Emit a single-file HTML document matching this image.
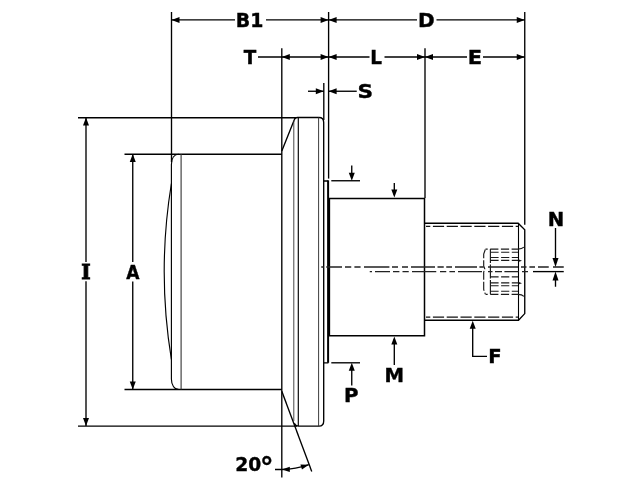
<!DOCTYPE html>
<html lang="en">
<head>
<meta charset="utf-8">
<title>Cam follower dimension drawing</title>
<style>
html,body{margin:0;padding:0;background:#fff;}
body{width:640px;height:480px;overflow:hidden;}
svg{display:block;will-change:transform;}
</style>
</head>
<body>
<svg width="640" height="480" viewBox="0 0 640 480">
<rect width="640" height="480" fill="#fff"/>
<g fill="none" stroke="#000" stroke-width="1.35">
<line x1="171.50" y1="12.00" x2="171.50" y2="162.00"/>
<line x1="281.80" y1="48.30" x2="281.80" y2="477.60"/>
<line x1="328.60" y1="12.00" x2="328.60" y2="178.60"/>
<line x1="425.00" y1="48.30" x2="425.00" y2="198.00"/>
<line x1="524.75" y1="12.00" x2="524.75" y2="224.80"/>
<line x1="323.80" y1="83.00" x2="323.80" y2="120.00"/>
<line x1="171.50" y1="19.90" x2="235.00" y2="19.90"/>
<line x1="266.00" y1="19.90" x2="417.00" y2="19.90"/>
<line x1="436.50" y1="19.90" x2="524.75" y2="19.90"/>
<line x1="258.00" y1="57.00" x2="369.50" y2="57.00"/>
<line x1="384.50" y1="57.00" x2="467.00" y2="57.00"/>
<line x1="483.00" y1="57.00" x2="524.75" y2="57.00"/>
<line x1="308.00" y1="91.25" x2="323.80" y2="91.25"/>
<line x1="328.60" y1="91.25" x2="356.75" y2="91.25"/>
<line x1="78.00" y1="117.70" x2="296.00" y2="117.70"/>
<line x1="78.00" y1="426.10" x2="297.00" y2="426.10"/>
<line x1="86.00" y1="117.50" x2="86.00" y2="262.00"/>
<line x1="86.00" y1="281.20" x2="86.00" y2="426.10"/>
<line x1="124.50" y1="154.20" x2="281.80" y2="154.20"/>
<line x1="124.50" y1="389.50" x2="281.80" y2="389.50"/>
<line x1="132.75" y1="154.00" x2="132.75" y2="262.00"/>
<line x1="132.75" y1="281.50" x2="132.75" y2="389.50"/>
<path d="M179 154.2 C174.2 154.2 171.4 158.5 171.4 164.5 V379 C171.4 385 174.2 389.5 179 389.5" stroke-width="1.15"/>
<path d="M171.4 359.5 A545 545 0 0 1 171.4 183.5" stroke-width="1.15"/>
<path d="M281.8 151 L294.2 119.9 Q295 117.5 297.5 117.5 H319 Q323.7 117.5 323.7 122.5 V421 Q323.7 426.1 319 426.1 H298.5 Q295.3 426 294.3 423.3"/>
<line x1="281.80" y1="391.20" x2="311.75" y2="471.40"/>
<line x1="293.80" y1="121.00" x2="293.80" y2="421.00" stroke="#333" stroke-width="0.9"/>
<line x1="298.30" y1="117.50" x2="298.30" y2="426.10" stroke-width="1.15"/>
<line x1="318.60" y1="117.50" x2="318.60" y2="426.10" stroke="#333" stroke-width="0.95"/>
<path d="M328.4 181 H323.7 M323.7 362.8 H328.4"/>
<line x1="331.30" y1="180.75" x2="360.00" y2="180.75"/>
<line x1="331.30" y1="362.80" x2="360.00" y2="362.80"/>
<line x1="351.75" y1="165.50" x2="351.75" y2="178.00"/>
<line x1="351.75" y1="366.00" x2="351.75" y2="385.50"/>
<line x1="394.30" y1="183.00" x2="394.30" y2="195.00"/>
<line x1="394.30" y1="339.00" x2="394.30" y2="365.00"/>
<path d="M472.7 324 V356.4 H487"/>
<line x1="555.50" y1="228.00" x2="555.50" y2="263.00"/>
<line x1="555.50" y1="276.00" x2="555.50" y2="286.75"/>
<line x1="553.00" y1="267.00" x2="563.75" y2="267.00"/>
<line x1="533.00" y1="271.60" x2="563.75" y2="271.60"/>
<path d="M424.5 223.25 H518.2 L524.75 229.75 V313.6 L518.5 320.2 H424.5"/>
<line x1="518.50" y1="223.25" x2="518.50" y2="320.20" stroke-width="1.1"/>
<path d="M275 469.5 H281.8 A79 79 0 0 0 308.8 464.7"/>
</g>
<line x1="181.1" y1="154" x2="181.1" y2="389.5" stroke="#333" stroke-width="1.1"/>
<path d="M329.4 198.4 H424.5 V335.7 H329.4 Z" fill="none" stroke="#000" stroke-width="1.5"/>
<line x1="328.1" y1="180.4" x2="328.1" y2="362.8" stroke="#000" stroke-width="2" />
<g fill="none" stroke="#111" stroke-width="1.3" stroke-dasharray="11.2 2.6" stroke-dashoffset="6.9">
<line x1="426.00" y1="226.40" x2="518.00" y2="226.40"/>
<line x1="426.00" y1="317.10" x2="518.00" y2="317.10"/>
</g>
<g fill="none" stroke="#1a1a1a" stroke-width="1.15" stroke-dasharray="8.2 2.5">
<path d="M485.5 249.1 H518" stroke-dashoffset="6"/>
<path d="M485.5 294.4 H518" stroke-dashoffset="6"/>
<path d="M518 249.1 Q522 249.1 523.9 247.2 M518 294.4 Q522 294.4 523.9 296.3" stroke-dasharray="none"/>
<path d="M485.3 249.5 L483.7 254 V266 L484.8 269 L483.7 272 V289.5 L485.3 294" stroke-dasharray="9 2"/>
<line x1="490.40" y1="249.10" x2="490.40" y2="294.40" stroke-dasharray="14 1.5"/>
<line x1="490.40" y1="252.25" x2="518.00" y2="252.25"/>
<line x1="490.40" y1="257.50" x2="518.00" y2="257.50"/>
<line x1="490.40" y1="260.30" x2="518.00" y2="260.30"/>
<line x1="490.40" y1="276.90" x2="518.00" y2="276.90"/>
<line x1="490.40" y1="282.90" x2="518.00" y2="282.90"/>
<line x1="490.40" y1="285.70" x2="518.00" y2="285.70"/>
<line x1="490.40" y1="291.25" x2="518.00" y2="291.25"/>
</g>
<g fill="#111" stroke="none">
<polygon points="518.3,259.3 522,260.7 518.3,262"/>
<polygon points="518.3,281.8 522,283.2 518.3,284.5"/>
</g>
<g fill="none" stroke="#222" stroke-width="1.35">
<path d="M321.25 267.00H323.75 M326.25 267.00H342.00 M345.00 267.00H351.25 M354.40 267.00H360.60 M364.00 267.00H389.40 M392.00 267.00H398.00 M402.00 267.00H408.00 M411.00 267.00H435.00 M437.50 267.00H443.75 M446.25 267.00H452.00 M455.00 267.00H477.00 M479.40 267.00H483.75 M488.00 267.00H518.00 M521.00 267.00H526.50 M529.40 267.00H535.00 M538.00 267.00H548.75"/>
<path d="M369.75 271.60H372.00 M375.00 271.60H390.00 M393.00 271.60H399.40 M402.50 271.60H408.75 M412.00 271.60H436.25 M440.00 271.60H446.25 M449.40 271.60H455.00 M458.00 271.60H482.00 M488.00 271.60H492.50 M495.00 271.60H502.00 M504.40 271.60H518.75 M522.00 271.60H528.00"/>
</g>
<g fill="#000" stroke="none">
<polygon points="171.50,19.90 179.50,16.90 179.50,22.90"/>
<polygon points="328.60,19.90 320.60,16.90 320.60,22.90"/>
<polygon points="328.60,19.90 336.60,16.90 336.60,22.90"/>
<polygon points="524.75,19.90 516.75,16.90 516.75,22.90"/>
<polygon points="281.80,57.00 289.80,54.00 289.80,60.00"/>
<polygon points="328.60,57.00 320.60,54.00 320.60,60.00"/>
<polygon points="328.60,57.00 336.60,54.00 336.60,60.00"/>
<polygon points="425.00,57.00 417.00,54.00 417.00,60.00"/>
<polygon points="425.00,57.00 433.00,54.00 433.00,60.00"/>
<polygon points="524.75,57.00 516.75,54.00 516.75,60.00"/>
<polygon points="323.80,91.25 315.80,88.25 315.80,94.25"/>
<polygon points="328.60,91.25 336.60,88.25 336.60,94.25"/>
<polygon points="86.00,117.50 83.00,125.50 89.00,125.50"/>
<polygon points="86.00,426.10 83.00,418.10 89.00,418.10"/>
<polygon points="132.75,154.00 129.75,162.00 135.75,162.00"/>
<polygon points="132.75,389.50 129.75,381.50 135.75,381.50"/>
<polygon points="351.75,180.75 348.75,172.75 354.75,172.75"/>
<polygon points="351.75,362.80 348.75,370.80 354.75,370.80"/>
<polygon points="394.30,197.60 391.30,189.60 397.30,189.60"/>
<polygon points="394.30,336.40 391.30,344.40 397.30,344.40"/>
<polygon points="472.70,320.80 469.70,328.80 475.70,328.80"/>
<polygon points="555.50,267.00 552.50,258.00 558.50,258.00"/>
<polygon points="555.50,271.60 552.50,280.60 558.50,280.60"/>
<polygon points="281.8,469.5 289.8,466.7 289.8,472.0"/>
<polygon points="308.8,464.7 300.4,464.6 302.0,469.6"/>
</g>
<g font-family="'DejaVu Sans', 'Liberation Sans', sans-serif" font-weight="bold" font-size="20.2" fill="#000" stroke="#000" stroke-width="0.4">
<text id="t0" x="235.82" y="26.90" textLength="27.55" lengthAdjust="spacingAndGlyphs">B1</text>
<text id="t1" x="418.11" y="26.80" textLength="16.65" lengthAdjust="spacingAndGlyphs">D</text>
<text id="t2" x="243.75" y="63.80" textLength="12.50" lengthAdjust="spacingAndGlyphs">T</text>
<text id="t3" x="370.29" y="63.90" textLength="11.71" lengthAdjust="spacingAndGlyphs">L</text>
<text id="t4" x="467.68" y="64.00" textLength="14.32" lengthAdjust="spacingAndGlyphs">E</text>
<text id="t5" x="357.45" y="97.80" textLength="15.60" lengthAdjust="spacingAndGlyphs">S</text>
<text id="t6" x="81.24" y="279.00" textLength="9.40" lengthAdjust="spacingAndGlyphs" font-family="'DejaVu Serif', 'Liberation Serif', serif" stroke-width="0.9">I</text>
<text id="t7" x="126.25" y="279.00" textLength="13.22" lengthAdjust="spacingAndGlyphs">A</text>
<text id="t8" x="547.63" y="226.30" textLength="16.49" lengthAdjust="spacingAndGlyphs">N</text>
<text id="t9" x="384.40" y="382.00" textLength="19.56" lengthAdjust="spacingAndGlyphs">M</text>
<text id="t10" x="344.00" y="402.20" textLength="14.50" lengthAdjust="spacingAndGlyphs">P</text>
<text id="t11" x="488.22" y="363.30" textLength="13.35" lengthAdjust="spacingAndGlyphs">F</text>
<text id="t12"><tspan x="235.20" y="471.40" textLength="26.00" lengthAdjust="spacingAndGlyphs">20</tspan><tspan x="260.04" y="475.95" textLength="13.56" lengthAdjust="spacingAndGlyphs" font-size="26">°</tspan></text>
</g>
</svg>
</body>
</html>
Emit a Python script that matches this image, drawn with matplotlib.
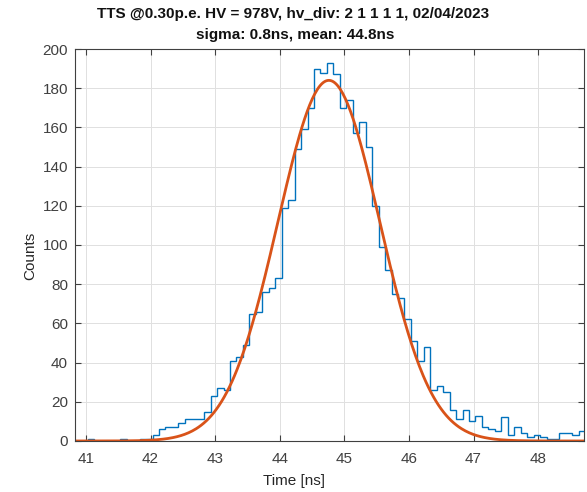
import numpy as np
import matplotlib
matplotlib.use('Agg')
import matplotlib.pyplot as plt

# histogram: 0.1 ns bins starting at 40.83 ns
bin_start = 40.83
bin_width = 0.1
counts = [0, 0, 1, 0, 0, 0, 0, 1, 0, 0,
          1, 1, 3, 6, 7, 7, 9, 11, 11, 11,
          15, 23, 27, 26, 41, 43, 49, 65, 66, 76,
          78, 83, 119, 123, 149, 159, 170, 190, 188, 193,
          187, 170, 174, 157, 163, 150, 120, 99, 87, 75,
          73, 62, 51, 41, 48, 26, 28, 25, 16, 11,
          16, 10, 13, 7, 6, 5, 12, 3, 7, 4,
          2, 3, 2, 1, 1, 4, 4, 3, 5]

# gaussian fit
fit_amp = 184
fit_mean = 44.76
fit_sigma = 0.79

x_lim = (40.83, 48.71)
x_ticks = [41, 42, 43, 44, 45, 46, 47, 48]
y_ticks = list(range(0, 201, 20))

edges = bin_start + bin_width * np.arange(len(counts) + 1)

plt.rcParams['font.family'] = ['Liberation Sans', 'DejaVu Sans']

fig = plt.figure(figsize=(5.87, 4.92), dpi=100)
ax = fig.add_axes([0.1278, 0.1037, 0.8671, 0.7967])

ax.stairs(counts, edges, color='#0072BD', linewidth=1.0, baseline=0)

xf = np.linspace(x_lim[0], x_lim[1], 400)
yf = fit_amp * np.exp(-0.5 * ((xf - fit_mean) / fit_sigma) ** 2)
ax.plot(xf, yf, color='#D95319', linewidth=2.0)

ax.set_xlim(x_lim)
ax.set_ylim(0, 200)
ax.set_xticks(x_ticks)
ax.set_yticks(y_ticks)
ax.tick_params(direction='in', top=True, right=True, length=4,
               labelsize=11, colors='#404040', width=0.8)
ax.tick_params(axis='x', pad=8)
ax.tick_params(axis='y', pad=5)
ax.grid(True, color='#e0e0e0', linewidth=0.7)
ax.set_axisbelow(True)
for s in ax.spines.values():
    s.set_color('#404040')
    s.set_linewidth(0.8)

# title lines (centred on the figure as in the original)
fig.text(0.5, 1 - 14 / 492, 'TTS @0.30p.e. HV = 978V, hv_div: 2 1 1 1 1, 02/04/2023',
         ha='center', va='center', fontsize=11, fontweight='bold', color='#111111')
fig.text(0.503, 1 - 35 / 492, 'sigma: 0.8ns, mean: 44.8ns',
         ha='center', va='center', fontsize=11, fontweight='bold', color='#111111')

ax.set_xlabel('Time [ns]', fontsize=11, color='#262626', va='center')
ax.xaxis.set_label_coords(0.431, -0.102)
ax.set_ylabel('Counts', fontsize=11, color='#262626', va='center')
ax.yaxis.set_label_coords(-0.088, 0.472)

fig.savefig('out.png', dpi=100)
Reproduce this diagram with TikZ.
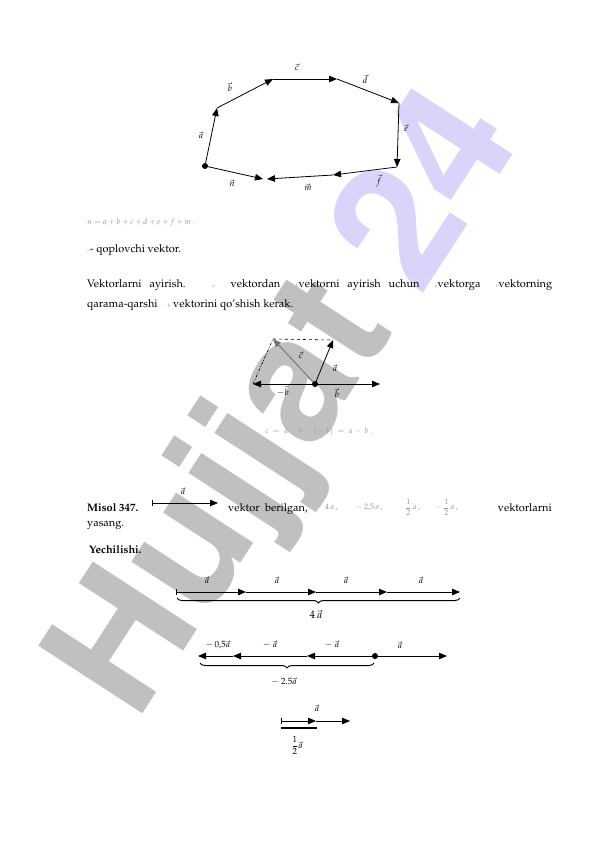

========================================================================

— The problem —
Leaving the pictures out, write out exactly the lines from the line containing "Emit a Python" through the line containing "import matplotlib.pyplot as plt", both included.

— Response —
Emit a Python script that matches this image, drawn with matplotlib.
import numpy as np
import matplotlib
matplotlib.use('Agg')
import matplotlib.pyplot as plt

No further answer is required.